ONErpm CEO Emmanuel Zunz says his company mainly depends on YouTube’s automated system, although if it’s needed, his company can accelerate the CMS review.
When UMPG began its effort last October, it was unsure whether it would pay for itself. But “in the last six months, we have generated hundreds of thousands of dollars from videos that otherwise would not have been monetized,” Kokakis says.
During that time, it has identified and claimed 150,000 user-generated videos using UMPG songwriters’ songs. It has also verified an additional 100,000 claims through manual review.

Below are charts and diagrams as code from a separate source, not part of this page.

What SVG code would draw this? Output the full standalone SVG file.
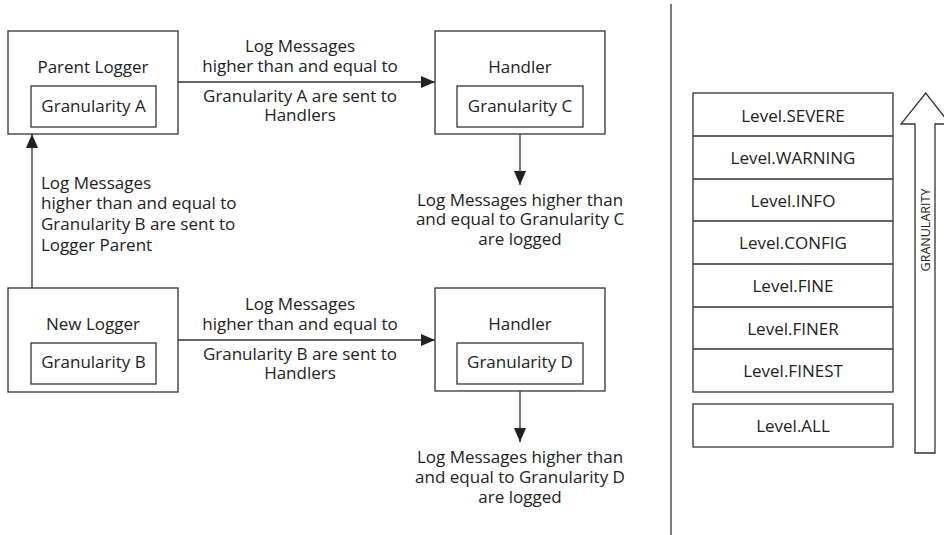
<svg xmlns="http://www.w3.org/2000/svg" width="944" height="535" viewBox="0 0 944 535">
<defs>
<style>
.box{fill:#fff;stroke:#333;stroke-width:1.3}
.ln{fill:none;stroke:#333;stroke-width:1.3}
text{font-family:"Open Sans","Noto Sans",sans-serif;font-size:17px;fill:#222}
.c{text-anchor:middle}
.g{font-size:12.5px}
</style>
<marker id="ah" viewBox="0 0 14 12" refX="14" refY="6" markerWidth="14" markerHeight="12" markerUnits="userSpaceOnUse" orient="auto">
<path d="M0,0 L14,6 L0,12 Z" fill="#222"/>
</marker>
</defs>
<rect width="944" height="535" fill="#fff"/>
<g id="connectors">
<line class="ln" x1="178" y1="82" x2="435" y2="82" marker-end="url(#ah)"/>
<line class="ln" x1="178" y1="340" x2="435" y2="340" marker-end="url(#ah)"/>
<line class="ln" x1="32" y1="288" x2="32" y2="134" marker-end="url(#ah)"/>
<line class="ln" x1="520" y1="134" x2="520" y2="185" marker-end="url(#ah)"/>
<line class="ln" x1="520" y1="391" x2="520" y2="442" marker-end="url(#ah)"/>
<text class="c" x="300" y="52">Log Messages</text>
<text class="c" x="300" y="72">higher than and equal to</text>
<text class="c" x="300" y="102">Granularity A are sent to</text>
<text class="c" x="300" y="121">Handlers</text>
<text class="c" x="300" y="310">Log Messages</text>
<text class="c" x="300" y="330">higher than and equal to</text>
<text class="c" x="300" y="360">Granularity B are sent to</text>
<text class="c" x="300" y="379">Handlers</text>
<text x="41" y="189">Log Messages</text>
<text x="41" y="209">higher than and equal to</text>
<text x="41" y="230">Granularity B are sent to</text>
<text x="41" y="251">Logger Parent</text>
<text class="c" x="520" y="206">Log Messages higher than</text>
<text class="c" x="520" y="225">and equal to Granularity C</text>
<text class="c" x="520" y="245">are logged</text>
<text class="c" x="520" y="463">Log Messages higher than</text>
<text class="c" x="520" y="483">and equal to Granularity D</text>
<text class="c" x="520" y="503">are logged</text>
</g>
<g id="parent-logger">
<rect class="box" x="8" y="31" width="170" height="103"/>
<text class="c" x="93" y="73">Parent Logger</text>
<rect class="box" x="31" y="86" width="125" height="41"/>
<text class="c" x="93.5" y="112">Granularity A</text>
</g>
<g id="new-logger">
<rect class="box" x="8" y="288" width="170" height="104"/>
<text class="c" x="93" y="330">New Logger</text>
<rect class="box" x="31" y="343" width="125" height="41"/>
<text class="c" x="93.5" y="368">Granularity B</text>
</g>
<g id="handler-c">
<rect class="box" x="435" y="31" width="170" height="103"/>
<text class="c" x="520" y="73">Handler</text>
<rect class="box" x="457" y="86" width="126" height="41"/>
<text class="c" x="520" y="112">Granularity C</text>
</g>
<g id="handler-d">
<rect class="box" x="435" y="288" width="170" height="103"/>
<text class="c" x="520" y="330">Handler</text>
<rect class="box" x="457" y="343" width="126" height="41"/>
<text class="c" x="520" y="368">Granularity D</text>
</g>
<line id="divider" class="ln" x1="671" y1="4" x2="671" y2="535"/>
<g id="levels">
<rect class="box" x="693" y="93" width="200" height="299"/>
<line class="ln" x1="693" y1="136" x2="893" y2="136"/>
<line class="ln" x1="693" y1="179" x2="893" y2="179"/>
<line class="ln" x1="693" y1="221" x2="893" y2="221"/>
<line class="ln" x1="693" y1="264" x2="893" y2="264"/>
<line class="ln" x1="693" y1="307" x2="893" y2="307"/>
<line class="ln" x1="693" y1="349" x2="893" y2="349"/>
<text class="c" x="793" y="122">Level.SEVERE</text>
<text class="c" x="793" y="164">Level.WARNING</text>
<text class="c" x="793" y="207">Level.INFO</text>
<text class="c" x="793" y="249">Level.CONFIG</text>
<text class="c" x="793" y="292">Level.FINE</text>
<text class="c" x="793" y="335">Level.FINER</text>
<text class="c" x="793" y="377">Level.FINEST</text>
</g>
<g id="level-all">
<rect class="box" x="693" y="404" width="200" height="43"/>
<text class="c" x="793" y="432">Level.ALL</text>
</g>
<g id="granularity-arrow">
<path class="box" d="M915,453 L915,124 L901,124 L925.7,93 L950,124 L935,124 L935,453 Z"/>
<text class="c g" transform="translate(930,230) rotate(-90)">GRANULARITY</text>
</g>
</svg>
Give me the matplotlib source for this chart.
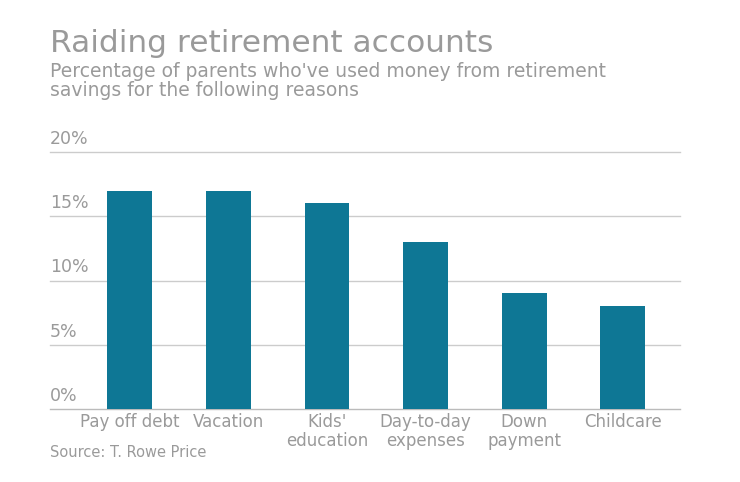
import matplotlib
matplotlib.use("Agg")
import matplotlib.pyplot as plt
from matplotlib.transforms import offset_copy

categories = ["Pay off debt", "Vacation", "Kids'\neducation", "Day-to-day\nexpenses", "Down\npayment", "Childcare"]
values = [17, 17, 16, 13, 9, 8]
yticks = [0, 5, 10, 15, 20]
ytick_labels = ["0%", "5%", "10%", "15%", "20%"]

plt.rcParams['font.family'] = ['DejaVu Sans']
W, H = 740, 482
fig = plt.figure(figsize=(W/100, H/100), dpi=100)
ax = fig.add_axes([50/W, 1-409/H, 630/W, 257/H])

x = list(range(len(categories)))
ax.bar(x, values, width=0.455, color="#0e7795", zorder=3)
ax.set_xlim(-0.81, 5.58)
ax.set_ylim(0, 20)
lab_tr = offset_copy(ax.get_yaxis_transform(), fig=fig, x=0, y=3, units="points")
for t, lab in zip(yticks, ytick_labels):
    ax.axhline(t, color="#cccccc" if t else "#bbbbbb", lw=1, zorder=1, clip_on=False)
    ax.text(0, t, lab, transform=lab_tr, ha="left", va="bottom",
            fontsize=12.5, color="#9a9a9a")
for s in ax.spines.values():
    s.set_visible(False)
ax.set_yticks([])
ax.set_xticks(x)
ax.set_xticklabels(categories, fontsize=12, color="#9a9a9a", linespacing=1.05)
ax.tick_params(axis="x", length=0, pad=3)

fig.text(50/W, 1-52/H, "Raiding retirement accounts", fontsize=22.5, color="#9a9a9a", ha="left", va="baseline")
fig.text(50/W, 1-96/H, "Percentage of parents who've used money from retirement\nsavings for the following reasons",
         fontsize=13.5, color="#9a9a9a", ha="left", va="baseline", linespacing=1.0)
fig.text(50/W, 1-457/H, "Source: T. Rowe Price", fontsize=10.5, color="#9a9a9a", ha="left", va="baseline")

fig.savefig("out.png", dpi=100)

Beyond its own in-house efforts, UMPG says it has taken a leadership role in the industry, coordinating a biweekly conference call with about 20 other publishers, societies and the Harry Fox Agency, which is often the administrator for user-generated videos on YouTube, to clean up songs with claim mistakes. “We review together a queue of songs with conflicts and adjust claims so that we can walk away with better data and claims,” Horowitz says. “It’s a never-ending process, but we have found this collaborative approach is much more efficient for our songwriters.”
Moreover, there might still be money on the table — industry sources estimate “tens of millions of dollars.”
“The more you accurately claim, the more revenue you generate,” Kokakis says. “This is a scalable business. As we ramp up the department and add more members to the team, the revenue will grow.”